Bimmo menambahkan, sanksi itu menjadi preseden buruk penegakan aturan dan sangat merugikan kredibilitas KPK. Kepercayaan publik dibangun bukan hanya melalui banyaknya kasus korupsi yang diselesaikan, tapi bagaimana KPK dapat menyelesaikan pelanggaran yang dilakukan secara internal.

“Kalau sanksinya hanya seperti ini, jangan bermimpi pelanggaran semacam itu tidak akan terulang. Sementara, citra KPK sedang mengalami turbulensi. Kerja penegakan hukum KPK bakal diwarnai prasangka dan kecurigaan. Bukan seperti ini harapan masyarakat dengan hadirnya Dewan Pengawas KPK,” kata Bimmo.

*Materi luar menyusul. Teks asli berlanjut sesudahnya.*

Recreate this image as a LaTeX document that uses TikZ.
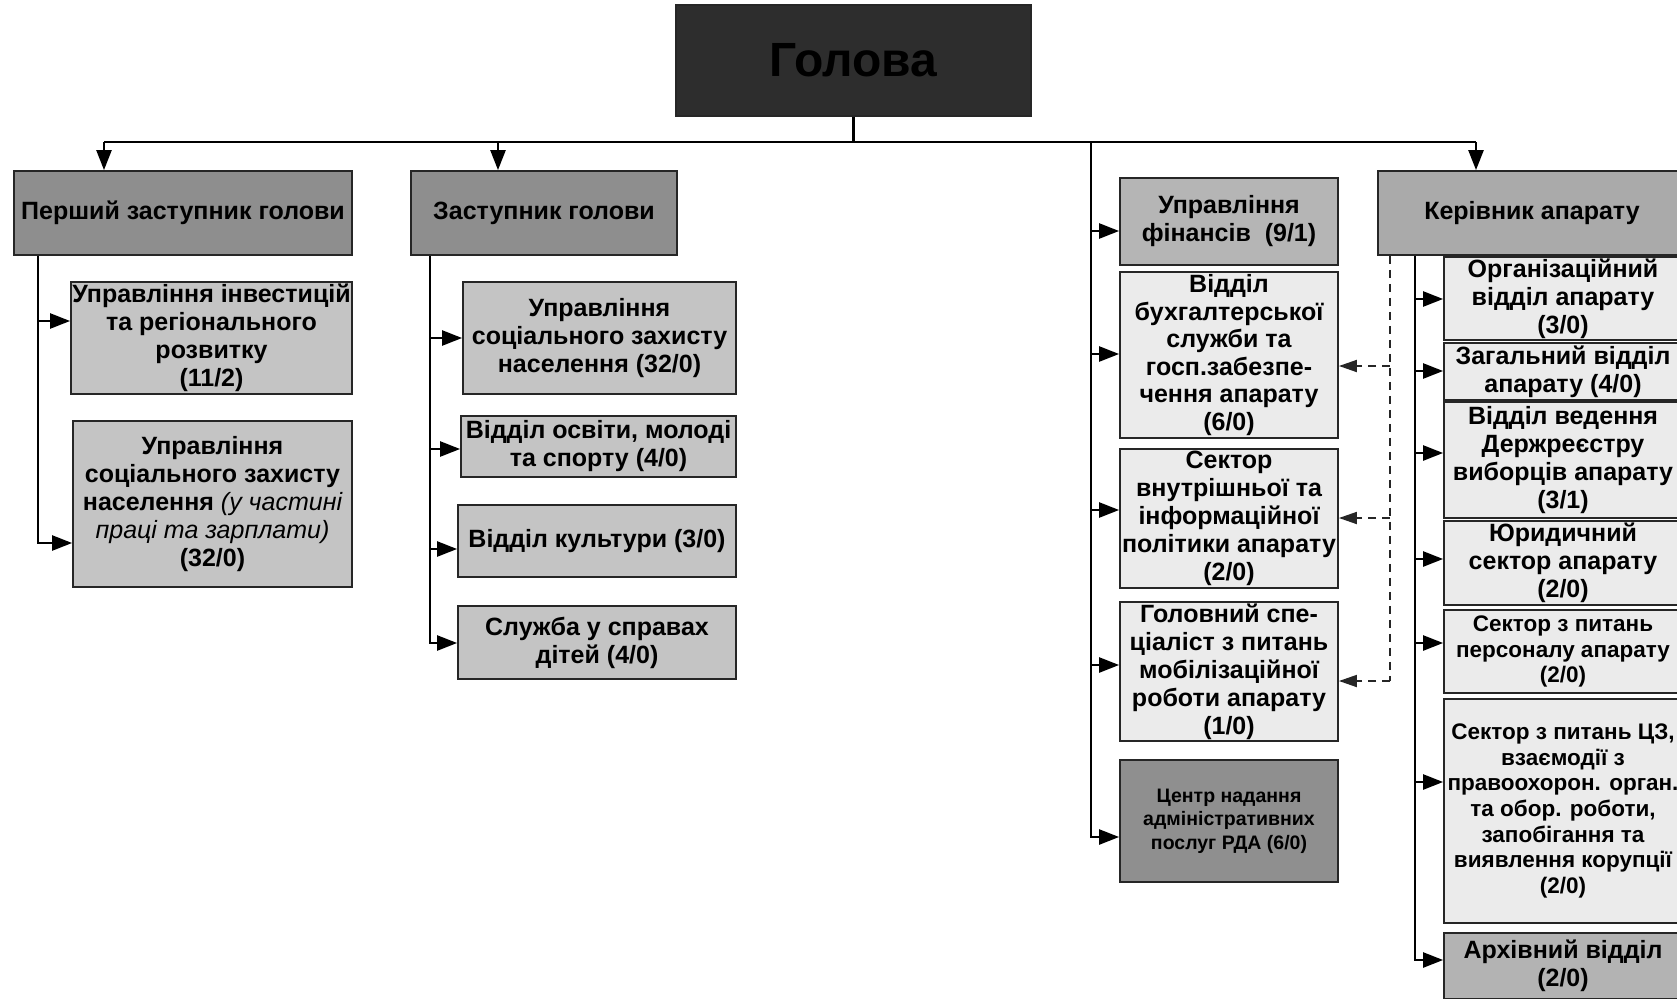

Dewas KPK menyatakan Lili melakukan pelanggaran kode etik berat. Lili terbukti bertemu secara langsung dengan Wali Kota Tanjung Balai M Syahrial, yang berstatus terperiksa.

Pada periode Februari hingga Maret 2020. Lili berkenalan dengan Syahrial di pesawat dalam perjalanan dari Kualanamu ke Jakarta. Padahal saat itu Syahrial sudah berstatus terperiksa dalam kasus dugaan korupsi di Pemko Tanjung Balai.

Lili dan Syahrial kemudian berkomunikasi intens seusai berkenalan setelah Lili memberikan nomor ponselnya.

Tidak hanya itu. Mantan anggota Lembaga Perlindungan Saksi dan Korban (LPSK) itu juga terbukti membawa embel-embel pimpinan KPK untuk pengurusan penyelesaian di PDAM Tirta Kualo Tanjung Balai, atas nama Ruri Prihartini.

“Kita memang belum berbicara tentang dugaan tindak pidana, tapi ini masalah etik dalam pemberantasan korupsi. KPK harusnya menjadi kiblat etik para penegak hukum di Indonesia,” tutup Bimmo.